[Start of INFORMATION SHOWN]

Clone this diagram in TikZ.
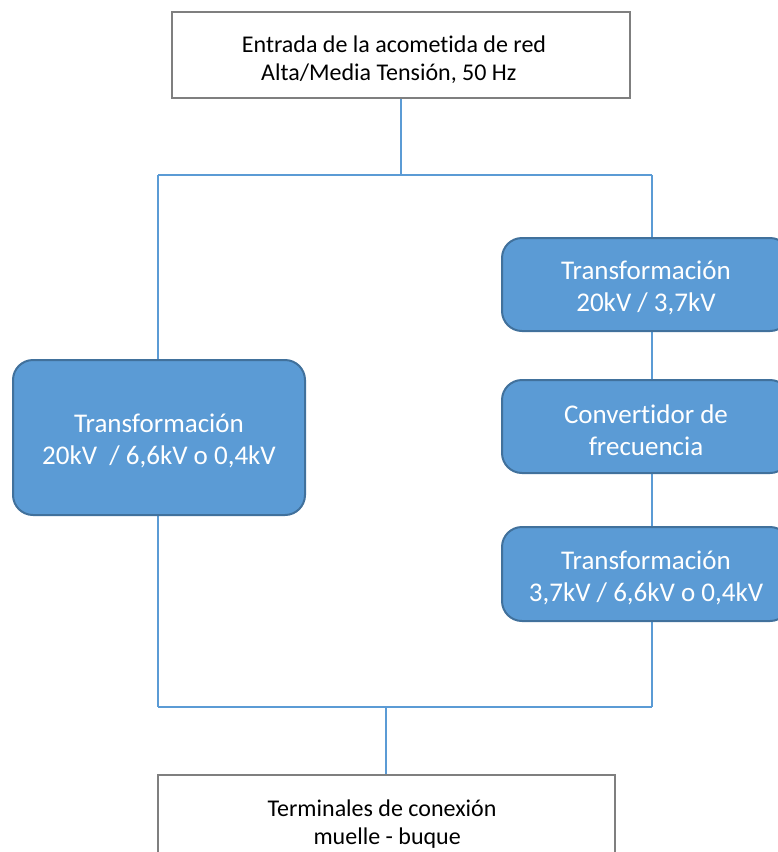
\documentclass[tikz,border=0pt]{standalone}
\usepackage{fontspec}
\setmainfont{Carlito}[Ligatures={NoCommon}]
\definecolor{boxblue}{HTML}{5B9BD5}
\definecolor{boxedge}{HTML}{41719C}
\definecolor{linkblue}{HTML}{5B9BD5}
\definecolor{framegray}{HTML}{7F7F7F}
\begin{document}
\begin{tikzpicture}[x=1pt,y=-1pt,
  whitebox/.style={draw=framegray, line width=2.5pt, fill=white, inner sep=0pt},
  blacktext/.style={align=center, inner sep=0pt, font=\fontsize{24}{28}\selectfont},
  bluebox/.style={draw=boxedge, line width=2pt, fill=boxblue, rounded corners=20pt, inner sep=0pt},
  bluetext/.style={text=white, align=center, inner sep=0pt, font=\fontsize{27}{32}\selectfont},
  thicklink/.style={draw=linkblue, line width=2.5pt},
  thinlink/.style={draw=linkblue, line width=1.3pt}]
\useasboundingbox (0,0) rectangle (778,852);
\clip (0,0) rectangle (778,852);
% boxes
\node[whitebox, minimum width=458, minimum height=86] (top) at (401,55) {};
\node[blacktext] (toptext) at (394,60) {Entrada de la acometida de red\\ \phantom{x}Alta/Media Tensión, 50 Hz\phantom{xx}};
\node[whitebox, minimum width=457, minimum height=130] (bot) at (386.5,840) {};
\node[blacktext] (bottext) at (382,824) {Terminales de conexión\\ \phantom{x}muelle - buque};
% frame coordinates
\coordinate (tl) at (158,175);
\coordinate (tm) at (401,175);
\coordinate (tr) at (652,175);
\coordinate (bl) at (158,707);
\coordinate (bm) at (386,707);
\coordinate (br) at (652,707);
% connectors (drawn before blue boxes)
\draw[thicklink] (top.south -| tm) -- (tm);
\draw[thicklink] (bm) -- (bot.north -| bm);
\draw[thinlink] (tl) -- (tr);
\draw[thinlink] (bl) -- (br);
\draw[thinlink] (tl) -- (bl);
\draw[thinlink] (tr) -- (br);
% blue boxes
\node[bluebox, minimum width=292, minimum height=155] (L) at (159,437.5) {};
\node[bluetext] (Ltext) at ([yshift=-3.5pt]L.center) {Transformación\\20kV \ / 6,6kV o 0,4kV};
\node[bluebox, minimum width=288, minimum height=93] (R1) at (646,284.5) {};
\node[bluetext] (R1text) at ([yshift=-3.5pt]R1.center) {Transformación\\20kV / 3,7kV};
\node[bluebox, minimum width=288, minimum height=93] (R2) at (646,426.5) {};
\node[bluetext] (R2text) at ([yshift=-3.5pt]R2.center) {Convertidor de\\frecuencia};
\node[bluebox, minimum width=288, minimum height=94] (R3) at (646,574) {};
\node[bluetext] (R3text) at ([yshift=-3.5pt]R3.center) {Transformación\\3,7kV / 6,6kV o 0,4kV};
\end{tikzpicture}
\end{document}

[End of INFORMATION SHOWN]

(WHAT THE EXERCISE ASKS): Copy every line above word for word and exclude the pictures.

(RESPONSE TO THE TASK):
Clone this diagram in TikZ.
\documentclass[tikz,border=0pt]{standalone}
\usepackage{fontspec}
\setmainfont{Carlito}[Ligatures={NoCommon}]
\definecolor{boxblue}{HTML}{5B9BD5}
\definecolor{boxedge}{HTML}{41719C}
\definecolor{linkblue}{HTML}{5B9BD5}
\definecolor{framegray}{HTML}{7F7F7F}
\begin{document}
\begin{tikzpicture}[x=1pt,y=-1pt,
  whitebox/.style={draw=framegray, line width=2.5pt, fill=white, inner sep=0pt},
  blacktext/.style={align=center, inner sep=0pt, font=\fontsize{24}{28}\selectfont},
  bluebox/.style={draw=boxedge, line width=2pt, fill=boxblue, rounded corners=20pt, inner sep=0pt},
  bluetext/.style={text=white, align=center, inner sep=0pt, font=\fontsize{27}{32}\selectfont},
  thicklink/.style={draw=linkblue, line width=2.5pt},
  thinlink/.style={draw=linkblue, line width=1.3pt}]
\useasboundingbox (0,0) rectangle (778,852);
\clip (0,0) rectangle (778,852);
% boxes
\node[whitebox, minimum width=458, minimum height=86] (top) at (401,55) {};
\node[blacktext] (toptext) at (394,60) {Entrada de la acometida de red\\ \phantom{x}Alta/Media Tensión, 50 Hz\phantom{xx}};
\node[whitebox, minimum width=457, minimum height=130] (bot) at (386.5,840) {};
\node[blacktext] (bottext) at (382,824) {Terminales de conexión\\ \phantom{x}muelle - buque};
% frame coordinates
\coordinate (tl) at (158,175);
\coordinate (tm) at (401,175);
\coordinate (tr) at (652,175);
\coordinate (bl) at (158,707);
\coordinate (bm) at (386,707);
\coordinate (br) at (652,707);
% connectors (drawn before blue boxes)
\draw[thicklink] (top.south -| tm) -- (tm);
\draw[thicklink] (bm) -- (bot.north -| bm);
\draw[thinlink] (tl) -- (tr);
\draw[thinlink] (bl) -- (br);
\draw[thinlink] (tl) -- (bl);
\draw[thinlink] (tr) -- (br);
% blue boxes
\node[bluebox, minimum width=292, minimum height=155] (L) at (159,437.5) {};
\node[bluetext] (Ltext) at ([yshift=-3.5pt]L.center) {Transformación\\20kV \ / 6,6kV o 0,4kV};
\node[bluebox, minimum width=288, minimum height=93] (R1) at (646,284.5) {};
\node[bluetext] (R1text) at ([yshift=-3.5pt]R1.center) {Transformación\\20kV / 3,7kV};
\node[bluebox, minimum width=288, minimum height=93] (R2) at (646,426.5) {};
\node[bluetext] (R2text) at ([yshift=-3.5pt]R2.center) {Convertidor de\\frecuencia};
\node[bluebox, minimum width=288, minimum height=94] (R3) at (646,574) {};
\node[bluetext] (R3text) at ([yshift=-3.5pt]R3.center) {Transformación\\3,7kV / 6,6kV o 0,4kV};
\end{tikzpicture}
\end{document}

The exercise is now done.